Lane had seen enough of that before then and made a plea to his roommate.
"I told him if he ever grabbed me like that, if he's going to pick me up, don't slam me," Lane said. "I try not to let him pick me up. He's always around the ball.
"He's a slippery guy. When you pull around to try to block him, he just gets around. He'll be there all the time and make some yelling noise to let us know he's right there."
During preseason camp, first-year Tennessee defensive coordinator Sal Sunseri called Johnson and Maggitt two of the best young linebackers he's coached . And Sunseri spent six years in the NFL and put multiple linebackers in the NFL in three years at Alabama.
As good as Sunseri believes Johnson is now, the fiery coach sees even more potential.

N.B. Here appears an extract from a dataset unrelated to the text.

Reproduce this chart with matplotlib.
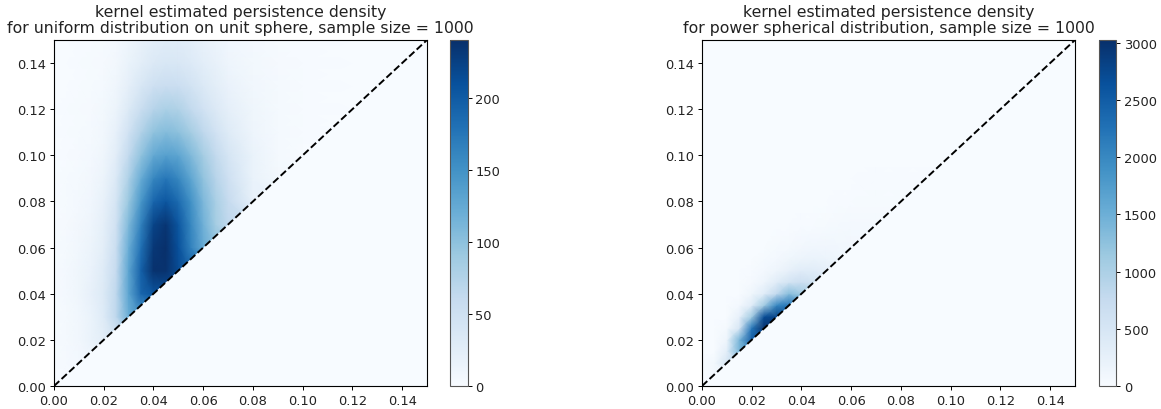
import numpy as np
import matplotlib
matplotlib.use('Agg')
import matplotlib.pyplot as plt
from matplotlib.patches import Polygon

# grid of the density values (birth across, death up)
x_uniform = [0, .005, .01, .015, .02, .025, .03, .035, .04, .045, .05, .055, .06, .065, .07, .08, .09, .10, .12, .15]
y_uniform = [0, .01, .02, .03, .04, .05, .06, .07, .08, .09, .10, .11, .12, .13, .14, .15]
z_uniform = [
    [0, 1, 2, 3, 3, 3, 3, 3, 3, 3, 3, 3, 3, 3, 3, 3, 3, 3, 3, 3],
    [1, 3, 5, 7, 7, 7, 7, 7, 7, 7, 7, 7, 7, 7, 7, 7, 7, 7, 7, 7],
    [1, 4, 8, 15, 25, 40, 40, 40, 40, 40, 40, 40, 40, 40, 40, 40, 40, 40, 40, 40],
    [1, 4, 8, 15, 30, 65, 120, 140, 140, 140, 140, 140, 140, 140, 140, 140, 140, 140, 140, 140],
    [1, 5, 10, 20, 32, 65, 130, 190, 205, 210, 210, 210, 210, 210, 210, 210, 210, 210, 210, 210],
    [1, 5, 10, 16, 30, 60, 130, 195, 238, 238, 215, 195, 195, 195, 195, 195, 195, 195, 195, 195],
    [1, 4, 8, 14, 25, 55, 120, 180, 232, 240, 210, 165, 125, 100, 100, 100, 100, 100, 100, 100],
    [1, 3, 7, 12, 22, 48, 108, 165, 222, 235, 205, 160, 118, 85, 65, 65, 65, 65, 65, 65],
    [0, 2, 5, 9, 18, 42, 92, 145, 190, 205, 185, 150, 110, 82, 60, 20, 20, 20, 20, 20],
    [0, 2, 4, 7, 14, 34, 78, 122, 160, 175, 160, 130, 98, 72, 50, 15, 6, 6, 6, 6],
    [0, 1, 3, 5, 10, 26, 62, 98, 125, 135, 130, 108, 85, 62, 42, 15, 4, 0, 0, 0],
    [0, 1, 2, 4, 8, 20, 46, 75, 98, 105, 100, 85, 65, 46, 30, 12, 4, 1, 0, 0],
    [0, 1, 2, 3, 6, 14, 32, 55, 72, 80, 76, 62, 46, 33, 22, 10, 4, 1, 0, 0],
    [0, 0, 1, 2, 4, 10, 22, 38, 50, 56, 54, 45, 34, 25, 16, 8, 4, 1, 0, 0],
    [0, 0, 1, 2, 3, 7, 15, 25, 33, 38, 37, 31, 24, 18, 12, 6, 3, 1, 0, 0],
    [0, 0, 1, 1, 2, 5, 11, 18, 24, 28, 28, 24, 18, 14, 9, 5, 2, 1, 0, 0],
]

x_power = [0, .005, .01, .015, .02, .025, .03, .035, .04, .045, .05, .055, .06, .07, .08, .09, .10, .15]
y_power = [0, .005, .01, .015, .02, .025, .03, .035, .04, .045, .05, .055, .06, .07, .08, .09, .10, .15]
z_power = [
    [0, 0, 0, 0, 0, 0, 0, 0, 0, 0, 0, 0, 0, 0, 0, 0, 0, 0],
    [0, 60, 60, 60, 60, 60, 60, 60, 60, 60, 60, 60, 60, 60, 60, 60, 60, 60],
    [0, 80, 500, 500, 500, 500, 500, 500, 500, 500, 500, 500, 500, 500, 500, 500, 500, 500],
    [0, 10, 300, 1400, 1800, 1800, 1800, 1800, 1800, 1800, 1800, 1800, 1800, 1800, 1800, 1800, 1800, 1800],
    [0, 0, 150, 1400, 2500, 2600, 2600, 2600, 2600, 2600, 2600, 2600, 2600, 2600, 2600, 2600, 2600, 2600],
    [0, 0, 50, 500, 2200, 3000, 3000, 3000, 3000, 3000, 3000, 3000, 3000, 3000, 3000, 3000, 3000, 3000],
    [0, 0, 10, 250, 1100, 2700, 2800, 2800, 2800, 2800, 2800, 2800, 2800, 2800, 2800, 2800, 2800, 2800],
    [0, 0, 0, 60, 350, 1100, 2000, 2200, 2000, 2000, 2000, 2000, 2000, 2000, 2000, 2000, 2000, 2000],
    [0, 0, 0, 10, 120, 350, 800, 1300, 1100, 1100, 1100, 1100, 1100, 1100, 1100, 1100, 1100, 1100],
    [0, 0, 0, 0, 40, 150, 350, 550, 650, 550, 500, 500, 500, 500, 500, 500, 500, 500],
    [0, 0, 0, 0, 15, 60, 130, 250, 350, 350, 280, 280, 280, 280, 280, 280, 280, 280],
    [0, 0, 0, 0, 5, 25, 65, 120, 170, 190, 170, 150, 150, 150, 150, 150, 150, 150],
    [0, 0, 0, 0, 2, 8, 25, 55, 90, 115, 115, 100, 90, 90, 90, 90, 90, 90],
    [0, 0, 0, 0, 0, 0, 3, 5, 12, 22, 35, 50, 60, 50, 50, 50, 50, 50],
    [0, 0, 0, 0, 0, 0, 0, 0, 2, 4, 8, 14, 22, 35, 30, 30, 30, 30],
    [0, 0, 0, 0, 0, 0, 0, 0, 0, 0, 2, 3, 5, 12, 16, 12, 12, 12],
    [0, 0, 0, 0, 0, 0, 0, 0, 0, 0, 0, 0, 1, 2, 4, 5, 3, 3],
    [0, 0, 0, 0, 0, 0, 0, 0, 0, 0, 0, 0, 0, 0, 0, 0, 0, 0],
]

titles = ['kernel estimated persistence density\nfor uniform distribution on unit sphere, sample size = 1000',
          'kernel estimated persistence density\nfor power spherical distribution, sample size = 1000']
ticks = [0, .02, .04, .06, .08, .10, .12, .14]
W, H = 1161, 410


def panel(left, cleft, x, y, z, vmax, title, cticks):
    ax = plt.gcf().add_axes([left / W, 1 - 387 / H, 373 / W, 346 / H])
    cax = plt.gcf().add_axes([cleft / W, 1 - 387 / H, 17.5 / W, 346 / H])
    ax.set_facecolor(plt.cm.Blues(0))
    mesh = ax.pcolormesh(x, y, np.array(z), cmap='Blues', vmin=0, vmax=vmax, shading='gouraud')
    # the density only exists above the diagonal
    mesh.set_clip_path(Polygon([(0, 0), (.15, .15), (0, .15)], transform=ax.transData))
    ax.plot([0, .15], [0, .15], 'k--', lw=1.4)
    ax.set_xlim(0, .15)
    ax.set_ylim(0, .15)
    ax.set_xticks(ticks)
    ax.set_yticks(ticks)
    ax.xaxis.set_major_formatter('{x:.2f}')
    ax.yaxis.set_major_formatter('{x:.2f}')
    ax.tick_params(labelsize=9.4, length=3, pad=2.5, width=0.7, labelcolor='#222222')
    ax.set_title(title, fontsize=11.3, pad=5.5, linespacing=1.08, color='#222222')
    cb = plt.colorbar(mesh, cax=cax)
    cb.set_ticks(cticks)
    cb.ax.tick_params(labelsize=9.4, length=3, pad=2.5, width=0.7, labelcolor='#222222')
    cb.outline.set_edgecolor('#555555')


plt.figure(figsize=(W / 100, H / 100), dpi=100)
panel(54, 450, x_uniform, y_uniform, z_uniform, 240, titles[0], [0, 50, 100, 150, 200])
panel(702, 1098.5, x_power, y_power, z_power, 3025, titles[1], [0, 500, 1000, 1500, 2000, 2500, 3000])
plt.savefig('out.png', dpi=100)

"I hope I think I had something to do with it, you know what I mean?" Sunseri said. "Some players ... have a natural ability to know where the ball's going and being there. He's made a lot of plays for us in the first four games here, and I'm hoping he keeps on making it.
"My thing with A.J. is I want him to get better and better every single week, whether it's declaring the fronts [or] making sure people are in the right gaps. I want him to be a student of the game, and when you have a middle linebacker that understands and knows it, it's going to prosper for him down the road. When you go the NFL, it's putting yourself in position to make plays."
Regardless of where it started, the legend of A.J. Johnson appears to be only beginning.